As to your 4:19 comment. You say, "The attempt by some is to turn the nuisance issue into a race issue." From my perspective, race and nuisance are intertwined in this case. I don't see this as "it was nuisance, then malicious people turned this into race." There's an issue of race in Harlem and urban renewal and limited opportunities for African Americans that pre-dates this controversy, obviously.
Anyway, what I like about this problem is that it gives a lot to talk about in property class -- like coming to the nuisance, long-time use, the possibility of crafting an injunction that limits the time for music; the utility of the conduct (perhaps making the park and surrounding area safer) and also the harm to the neighbors. (How much does this decrease the FMV of their property?)
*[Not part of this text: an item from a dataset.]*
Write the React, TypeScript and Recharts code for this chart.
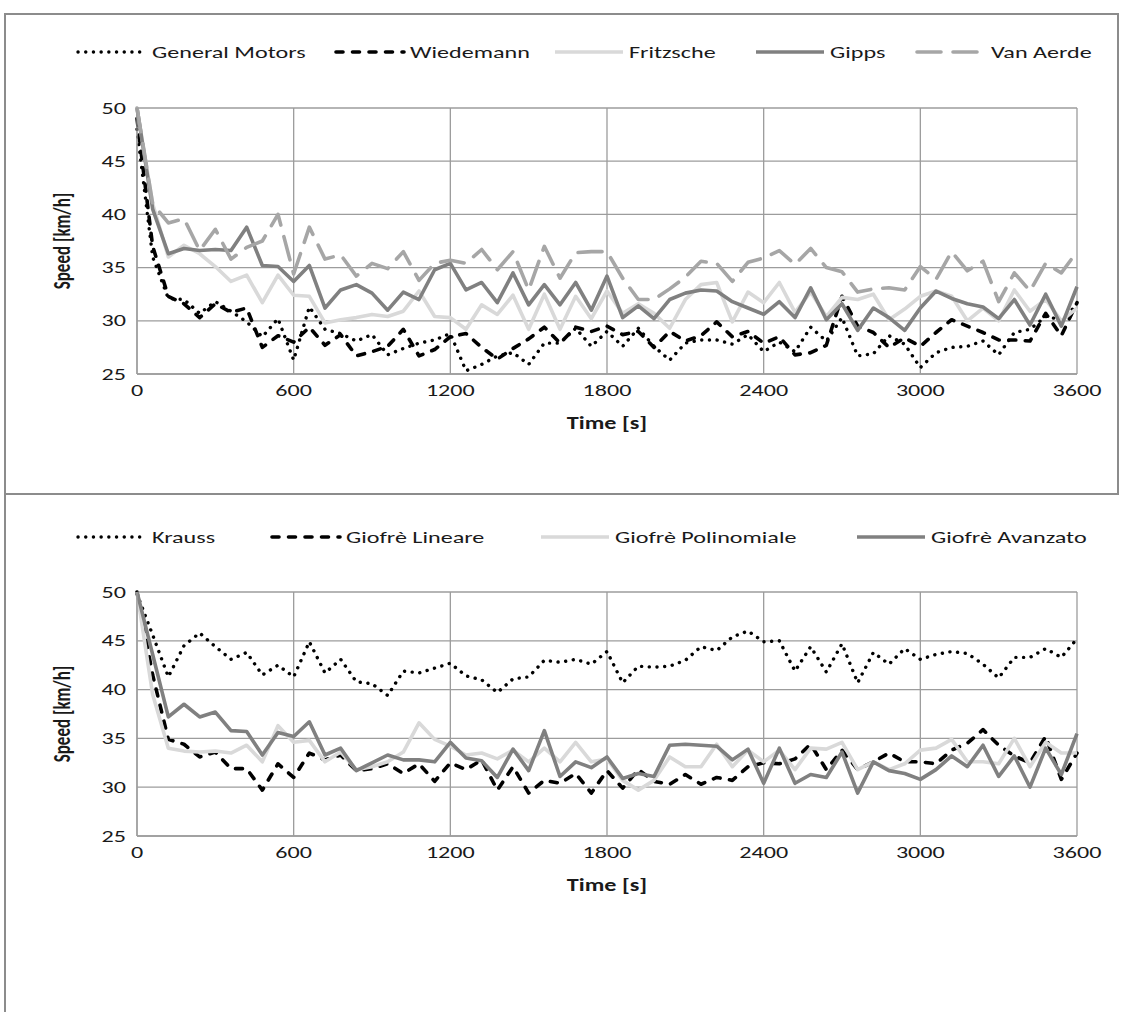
import React from 'react';
import { LineChart, Line, XAxis, YAxis, CartesianGrid } from 'recharts';

// ---------- data ----------
const TIME = [0, 60, 120, 180, 240, 300, 360, 420, 480, 540, 600, 660, 720, 780, 840, 900, 960, 1020, 1080, 1140, 1200, 1260, 1320, 1380, 1440, 1500, 1560, 1620, 1680, 1740, 1800, 1860, 1920, 1980, 2040, 2100, 2160, 2220, 2280, 2340, 2400, 2460, 2520, 2580, 2640, 2700, 2760, 2820, 2880, 2940, 3000, 3060, 3120, 3180, 3240, 3300, 3360, 3420, 3480, 3540, 3600];

const X_TICKS = [0, 600, 1200, 1800, 2400, 3000, 3600];
const Y_TICKS = [25, 30, 35, 40, 45, 50];

const GENERAL_MOTORS = [48, 36, 32.1, 32.0, 30.7, 31.8, 30.9, 29.9, 28.5, 30.2, 26.3, 31.3, 29.2, 28.8, 28.1, 28.7, 26.8, 27.4, 27.9, 28.2, 28.8, 25.3, 25.9, 26.7, 27.0, 25.9, 27.9, 27.9, 29.3, 27.6, 29.0, 27.6, 29.3, 27.6, 26.3, 27.9, 28.2, 28.2, 27.8, 28.7, 27.1, 28.0, 27.1, 29.4, 28.1, 30.3, 26.7, 26.9, 28.6, 27.8, 25.6, 27.0, 27.5, 27.6, 28.1, 26.8, 28.9, 29.2, 30.4, 30.1, 31.5];
const WIEDEMANN = [49, 37, 32.3, 31.6, 30.3, 31.6, 30.8, 31.2, 27.5, 28.6, 28.0, 29.4, 27.7, 28.7, 26.7, 27.1, 27.6, 29.2, 26.7, 27.3, 28.5, 28.8, 27.5, 26.4, 27.4, 28.3, 29.4, 27.9, 29.4, 29.0, 29.5, 28.7, 29.0, 27.5, 29.0, 28.1, 28.6, 29.9, 28.5, 29.0, 27.9, 28.5, 26.8, 27.0, 27.7, 32.3, 29.5, 28.9, 27.5, 28.4, 27.6, 28.9, 30.1, 29.5, 28.9, 28.2, 28.2, 28.1, 30.7, 28.6, 31.7];
const FRITZSCHE = [50, 41, 36.0, 37.1, 36.3, 35.1, 33.7, 34.3, 31.7, 34.3, 32.4, 32.3, 29.8, 30.1, 30.3, 30.6, 30.4, 30.9, 32.8, 30.4, 30.3, 29.2, 31.5, 30.6, 32.4, 29.2, 32.5, 29.2, 32.3, 30.2, 32.8, 30.7, 31.6, 30.7, 29.3, 32.0, 33.4, 33.6, 29.9, 32.7, 31.7, 33.6, 30.8, 32.7, 30.4, 32.2, 32.0, 32.5, 30.1, 31.1, 32.3, 32.8, 32.3, 30.0, 31.2, 30.0, 32.9, 30.9, 32.0, 30.0, 31.2];
const GIPPS = [50, 40.5, 36.3, 36.8, 36.6, 36.7, 36.6, 38.8, 35.2, 35.1, 33.7, 35.2, 31.2, 32.9, 33.4, 32.6, 31.0, 32.7, 32.0, 34.8, 35.4, 32.9, 33.6, 31.7, 34.5, 31.5, 33.4, 31.5, 33.6, 31.0, 34.2, 30.3, 31.4, 30.2, 32.0, 32.6, 32.9, 32.8, 31.8, 31.2, 30.6, 31.8, 30.3, 33.1, 30.1, 31.6, 29.1, 31.2, 30.3, 29.1, 31.2, 32.8, 32.1, 31.6, 31.3, 30.2, 32.0, 29.6, 32.5, 29.5, 33.2];
const VAN_AERDE = [50, 41, 39.2, 39.6, 36.6, 38.6, 35.8, 36.9, 37.5, 40.0, 34.4, 38.8, 35.8, 36.2, 34.2, 35.4, 34.9, 36.5, 33.8, 35.4, 35.7, 35.4, 36.7, 34.8, 36.5, 32.9, 37.0, 34.0, 36.4, 36.5, 36.5, 34.0, 32.0, 32.0, 33.0, 34.1, 35.6, 35.4, 33.7, 35.5, 35.9, 36.6, 35.3, 36.8, 35.0, 34.6, 32.7, 33.0, 33.1, 32.9, 35.1, 33.9, 36.5, 34.7, 35.6, 31.8, 34.5, 32.8, 35.4, 34.5, 36.5];

const KRAUSS = [49.8, 45.6, 41.3, 44.5, 45.8, 44.4, 43.1, 43.8, 41.5, 42.5, 41.3, 44.9, 41.7, 43.1, 40.8, 40.6, 39.4, 41.9, 41.7, 42.2, 42.7, 41.4, 41.0, 39.7, 41.1, 41.3, 43.0, 42.8, 43.1, 42.6, 43.9, 40.7, 42.4, 42.3, 42.4, 43.0, 44.4, 44.0, 45.4, 46.0, 44.9, 45.0, 41.9, 44.4, 41.8, 44.7, 40.7, 43.8, 42.6, 44.2, 43.1, 43.6, 43.9, 43.7, 42.6, 41.2, 43.3, 43.3, 44.2, 43.3, 45.2];
const GIOFRE_LINEARE = [50, 41.5, 34.9, 34.4, 33.1, 33.6, 31.9, 31.9, 29.7, 32.4, 31.0, 33.5, 32.8, 33.3, 31.7, 31.9, 32.4, 31.4, 32.4, 30.6, 32.5, 31.8, 32.8, 29.7, 32.1, 29.4, 30.7, 30.4, 31.4, 29.4, 31.7, 29.9, 31.8, 30.6, 30.3, 31.3, 30.3, 31.0, 30.7, 32.1, 32.5, 32.4, 32.9, 34.4, 31.8, 33.8, 31.8, 32.6, 33.5, 32.6, 32.6, 32.4, 33.8, 34.5, 35.9, 34.3, 33.2, 32.5, 35.2, 30.8, 33.5];
const GIOFRE_POLINOMIALE = [50, 39.5, 34.0, 33.7, 33.6, 33.7, 33.5, 34.3, 32.6, 36.3, 34.6, 34.8, 32.6, 33.6, 31.8, 32.1, 32.6, 33.6, 36.6, 34.9, 34.2, 33.3, 33.5, 32.9, 33.8, 32.6, 34.0, 32.6, 34.6, 32.6, 32.9, 30.7, 29.7, 30.7, 33.1, 32.1, 32.1, 34.4, 32.1, 33.8, 32.6, 33.8, 31.8, 34.0, 33.9, 34.6, 31.8, 32.6, 31.8, 32.4, 33.8, 34.0, 34.9, 32.6, 32.6, 32.4, 35.0, 32.1, 34.6, 33.5, 33.5];
const GIOFRE_AVANZATO = [50, 43.6, 37.2, 38.5, 37.2, 37.7, 35.8, 35.7, 33.3, 35.6, 35.2, 36.7, 33.3, 34.0, 31.7, 32.5, 33.3, 32.8, 32.8, 32.6, 34.6, 33.0, 32.7, 31.0, 33.9, 31.7, 35.8, 31.1, 32.6, 32.0, 33.1, 30.9, 31.4, 31.1, 34.3, 34.4, 34.3, 34.2, 32.8, 33.9, 30.4, 34.0, 30.4, 31.3, 31.0, 33.6, 29.4, 32.6, 31.7, 31.4, 30.8, 31.8, 33.2, 32.1, 34.3, 31.1, 33.2, 30.0, 34.0, 31.3, 35.5];

// ---------- tables built from the arrays ----------
const TOP_ROWS = TIME.map((t, i) => ({
  t,
  gm: GENERAL_MOTORS[i],
  wied: WIEDEMANN[i],
  fritz: FRITZSCHE[i],
  gipps: GIPPS[i],
  van: VAN_AERDE[i],
}));

const BOTTOM_ROWS = TIME.map((t, i) => ({
  t,
  krauss: KRAUSS[i],
  lin: GIOFRE_LINEARE[i],
  pol: GIOFRE_POLINOMIALE[i],
  avz: GIOFRE_AVANZATO[i],
}));

// ---------- styles ----------
const FONT = 'Carlito, Calibri, Lato, "Open Sans", sans-serif';
const FS = 17;
const SX = 1.42; // horizontal stretch of the reference's text
const INK = '#1a1a1a';
const GRID = '#9c9c9c';
const FRAME = '#8c8c8c';

type Sty = { key: string; name: string; color: string; width: number; dash?: string; cap?: 'round' | 'butt' };

const DOT = { color: '#000000', width: 3.4, dash: '0.1 7.6', cap: 'round' as const };
const DASH = { color: '#000000', width: 3.6, dash: '7 9.5', cap: 'round' as const };
const LIGHT = { color: '#d9d9d9', width: 3.6 };
const DARK = { color: '#808080', width: 3.6 };
const LONG = { color: '#a6a6a6', width: 3.6, dash: '24 12', cap: 'round' as const };

const TOP_STYLES: Sty[] = [
  { key: 'gm', name: 'General Motors', ...DOT },
  { key: 'wied', name: 'Wiedemann', ...DASH },
  { key: 'fritz', name: 'Fritzsche', ...LIGHT },
  { key: 'gipps', name: 'Gipps', ...DARK },
  { key: 'van', name: 'Van Aerde', ...LONG },
];

const BOTTOM_STYLES: Sty[] = [
  { key: 'krauss', name: 'Krauss', ...DOT },
  { key: 'lin', name: 'Giofrè Lineare', ...DASH },
  { key: 'pol', name: 'Giofrè Polinomiale', ...LIGHT },
  { key: 'avz', name: 'Giofrè Avanzato', ...DARK },
];

// legend layout: [sampleStart, sampleEnd, textStart] in page px
const TOP_LEGEND_POS = [
  [78, 146, 152],
  [336, 404, 410],
  [555, 623, 629],
  [756, 824, 830],
  [917, 985, 991],
];
const BOTTOM_LEGEND_POS = [
  [78, 146, 152],
  [272, 340, 346],
  [541, 609, 615],
  [857, 925, 931],
];

function SText({ x, y, anchor = 'start', bold = false, children, baseline = 'central' }: any) {
  return (
    <g transform={`translate(${x} ${y}) scale(${SX} 1)`}>
      <text
        x={0}
        y={0}
        textAnchor={anchor}
        dominantBaseline={baseline}
        fontFamily={FONT}
        fontSize={FS}
        fontWeight={bold ? 700 : 400}
        fill={INK}
      >
        {children}
      </text>
    </g>
  );
}

function Legend({ styles, pos, y }: { styles: Sty[]; pos: number[][]; y: number }) {
  return (
    <svg style={{ position: 'absolute', left: 0, top: y - 15, overflow: 'visible' }} width={1121} height={30}>
      {styles.map((s, i) => {
        const [a, b, tx] = pos[i];
        return (
          <g key={s.key}>
            <line
              x1={a}
              x2={b}
              y1={15}
              y2={15}
              stroke={s.color}
              strokeWidth={s.width}
              strokeDasharray={s.dash}
              strokeLinecap={s.cap || 'butt'}
            />
            <SText x={tx} y={15}>{s.name}</SText>
          </g>
        );
      })}
    </svg>
  );
}

const XTick = (p: any) => (
  <SText x={p.x} y={p.y + 16} anchor="middle">{p.payload.value}</SText>
);
const YTick = (p: any) => (
  <SText x={p.x} y={p.y} anchor="end">{p.payload.value}</SText>
);

function Panel({
  rows,
  styles,
  height,
  marginTop,
  marginBottom,
}: {
  rows: any[];
  styles: Sty[];
  height: number;
  marginTop: number;
  marginBottom: number;
}) {
  return (
    <LineChart
      width={1121}
      height={height}
      data={rows}
      margin={{ top: marginTop, right: 44, bottom: marginBottom, left: 77 }}
    >
      <CartesianGrid stroke={GRID} strokeWidth={1.3} />
      <XAxis
        dataKey="t"
        type="number"
        domain={[0, 3600]}
        ticks={X_TICKS}
        interval={0}
        tickLine={false}
        tickSize={0}
        tickMargin={0}
        axisLine={{ stroke: GRID, strokeWidth: 1.3 }}
        tick={XTick}
        height={58}
        label={(p: any) => {
          const vb = p.viewBox || {};
          const cx = (vb.x || 0) + (vb.width || 0) / 2;
          const cy = (vb.y || 0) + 49;
          return <SText x={cx} y={cy} anchor="middle" bold>Time [s]</SText>;
        }}
      />
      <YAxis
        type="number"
        domain={[25, 50]}
        ticks={Y_TICKS}
        interval={0}
        tickLine={false}
        tickSize={0}
        tickMargin={11}
        axisLine={{ stroke: GRID, strokeWidth: 1.3 }}
        tick={YTick}
        width={60}
        label={(p: any) => {
          const vb = p.viewBox || {};
          const cy = (vb.y || 0) + (vb.height || 0) / 2;
          return (
            <g transform={`translate(62 ${cy}) scale(${SX} 1) rotate(-90)`}>
              <text
                x={0}
                y={0}
                textAnchor="middle"
                dominantBaseline="central"
                fontFamily={FONT}
                fontSize={FS}
                fontWeight={700}
                fill={INK}
              >
                Speed [km/h]
              </text>
            </g>
          );
        }}
      />
      {styles.map((s) => (
        <Line
          key={s.key}
          dataKey={s.key}
          name={s.name}
          type="linear"
          stroke={s.color}
          strokeWidth={s.width}
          strokeDasharray={s.dash}
          strokeLinecap={s.cap || 'butt'}
          strokeLinejoin="round"
          dot={false}
          activeDot={false}
          isAnimationActive={false}
        />
      ))}
    </LineChart>
  );
}

export default function App() {
  return (
    <div style={{ position: 'absolute', left: 0, top: 0, width: 1121, height: 1012, background: '#fff', overflow: 'hidden' }}>
      {/* panel frames */}
      <div style={{ position: 'absolute', left: 4, top: 13, width: 1115, height: 2, background: FRAME }} />
      <div style={{ position: 'absolute', left: 4, top: 13, width: 2, height: 999, background: FRAME }} />
      <div style={{ position: 'absolute', left: 1117, top: 13, width: 2, height: 482, background: FRAME }} />
      <div style={{ position: 'absolute', left: 4, top: 493, width: 1115, height: 2, background: FRAME }} />

      <div style={{ position: 'absolute', left: 0, top: 0 }}>
        <Panel rows={TOP_ROWS} styles={TOP_STYLES} height={494} marginTop={108} marginBottom={62} />
      </div>
      <div style={{ position: 'absolute', left: 0, top: 494 }}>
        <Panel rows={BOTTOM_ROWS} styles={BOTTOM_STYLES} height={518} marginTop={98} marginBottom={118} />
      </div>

      <Legend styles={TOP_STYLES} pos={TOP_LEGEND_POS} y={52} />
      <Legend styles={BOTTOM_STYLES} pos={BOTTOM_LEGEND_POS} y={537} />
    </div>
  );
}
Posted by: Alfred Brophy | July 27, 2012 at 07:22 PM
Al:
Yes, that is the type of case I was wondering about: claiming that the presence of another group is, per se, a nuisance.
As for the aspects of this situation that you discuss in class [like coming to the nuisance, long-time use, the possibility of crafting an injunction that limits the time for music; the utility of the conduct (perhaps making the park and surrounding area safer) and also the harm to the neighbors. (How much does this decrease the FMV of their property?] I would simply say that I think you are making my point.
Not one of these interesting aspects of the case has anything to do with race. So, I would say, yes, I think malicious haters try to inject racial conflict into every situation, whether it is warranted or not. Where the New Black Panther Party is involved, I would say (with some humility) q.e.d.